Au XVIIIe siècle, des changements s'opérèrent. Dans certaines régions d'Europe (Angleterre, France, Pays-Bas), une augmentation des surplus alimentaires et une meilleure nutrition entraînèrent une baisse des famines et des épidémies, et par conséquent une réduction de la mortalité. Les progrès, bien que modestes, de la médecine et de l'hygiène contribuèrent également à ce déclin. La croissance démographique qui en résulta intensifia la demande de nourriture et de produits manufacturés, et augmenta la disponibilité de la main-d'œuvre, devenant un facteur clé dans le développement des révolutions agricole et industrielle.

Le Siècle des Lumières et la Raison

Le Siècle des Lumières peut être défini comme le mouvement philosophique, littéraire et scientifique qui s'est développé en Europe et dans ses colonies au cours du XVIIIe siècle. Il représenta une importante modernisation culturelle et une tentative de transformer les structures obsolètes de l'Ancien Régime, sans pour autant contester initialement la figure du monarque.

Les grands principes des Lumières

  • La Raison : Considérée comme le seul moyen d'atteindre la vérité. Elle guide l'homme contre la superstition, le fanatisme religieux et l'ignorance. Voltaire fut l'un des critiques les plus virulents de l'intolérance religieuse de son temps.
  • Le Progrès : Atteint grâce à la science et à la technique, il permet à l'humanité d'avancer de manière évolutive et indéfinie.
  • La Nature : Elle est la source de tout ce qui est vrai et authentique. Cependant, la société pervertit et corrompt l'homme, qui est bon par nature. Jean-Jacques Rousseau est la figure principale de cet aspect social des Lumières.
  • Le Bonheur : C'est un bien auquel chaque homme a droit et une fin en soi. La politique est alors considérée comme « l'art de rendre les gens heureux ».
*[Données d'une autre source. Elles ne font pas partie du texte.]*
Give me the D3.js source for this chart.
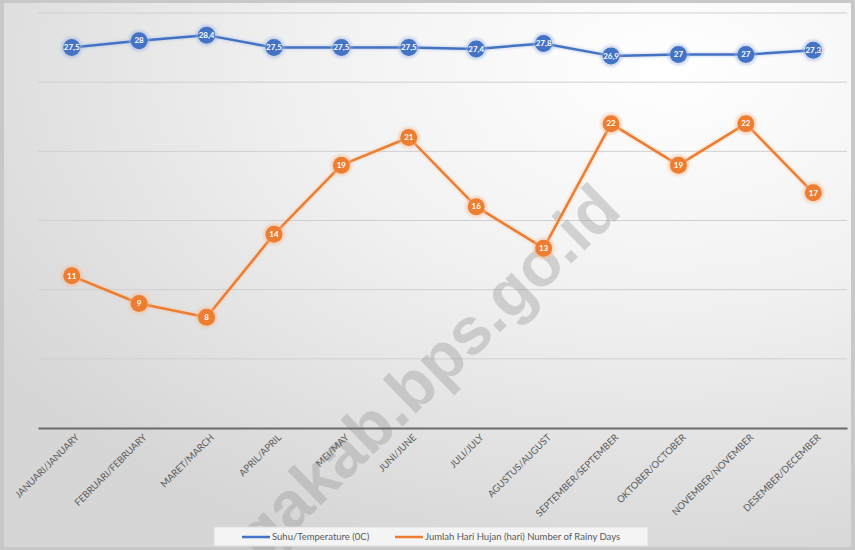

Ces principes se refléteront politiquement dans le système de gouvernement connu sous le nom de despotisme éclairé.

La pensée des Lumières

Les origines et les penseurs politiques

Les fondements de la pensée des Lumières se trouvent en Angleterre et en Hollande au XVIIe siècle, notamment avec les travaux scientifiques de Newton et la Révolution anglaise de 1688, qui introduisit le parlementarisme et influença fortement Voltaire et Montesquieu.

  • John Locke, dans ses « Deux traités du gouvernement », prônait la séparation des pouvoirs et un gouvernement parlementaire garantissant les libertés individuelles.
  • Montesquieu a théorisé sur la division des pouvoirs (législatif, exécutif, judiciaire).
  • Voltaire a défendu la liberté de pensée et a appelé à une nouvelle religion (le déisme) pour remplacer les religions révélées.
  • Rousseau a mis l'accent sur l'étude de la nature et des relations sociales, considérant que la souveraineté réside dans le peuple dans son œuvre majeure, « Du contrat social ».

Les nouvelles théories économiques

Deux nouvelles tendances économiques émergent, en conflit avec la pensée dominante de l'époque, le mercantilisme.

Le mercantilisme

Ce courant de pensée économique affirmait que la richesse d'un État résidait dans la possession de métaux précieux (or et argent). Son objectif était de contribuer à la puissance de la monarchie par des moyens économiques.

La physiocratie

Les physiocrates soutenaient que la richesse d'un État se trouvait dans la nature, plus précisément dans l'agriculture. Les autres activités (industrie, commerce) étaient considérées comme stériles.

Le libéralisme

Pour ses défenseurs, la richesse de l'État ne réside ni dans l'accumulation de métaux précieux, ni exclusivement dans l'agriculture, mais dans la liberté. L'État ne doit pas intervenir dans l'activité économique et doit laisser une totale liberté d'initiative à l'entreprise privée. Son grand théoricien fut Adam Smith, qui présenta ses idées dans son célèbre ouvrage « La Richesse des nations ».

L'Espagne et le réformisme des Bourbons

Après la mort de Charles II sans héritier en 1700, la France et le Saint-Empire romain germanique se disputèrent le trône d'Espagne. La France était représentée par Philippe d'Anjou, de la maison de Bourbon, et l'Empire par l'archiduc Charles de Habsbourg.

La France dut faire face à une coalition de puissances qui voulait éviter son hégémonie en Europe. L'Autriche, les Pays-Bas et l'Angleterre, soutenus par la Couronne d'Aragon, entrèrent en guerre contre la Castille et la France. La guerre prit fin en 1714 avec la signature du traité d'Utrecht. L'Espagne renonça à ses possessions en Flandre et en Italie en échange de la reconnaissance de Philippe V comme roi. Elle dut également céder Gibraltar et Minorque à l'Angleterre.

Profitant du soutien que la Couronne d'Aragon avait apporté au camp perdant, le nouveau monarque supprima ses fors (chartes) et institutions par les décrets de Nueva Planta. En pratique, cela signifia la castillanisation de l'ensemble du territoire, la centralisation politique du pays et la perte d'autonomie des territoires qui le composaient.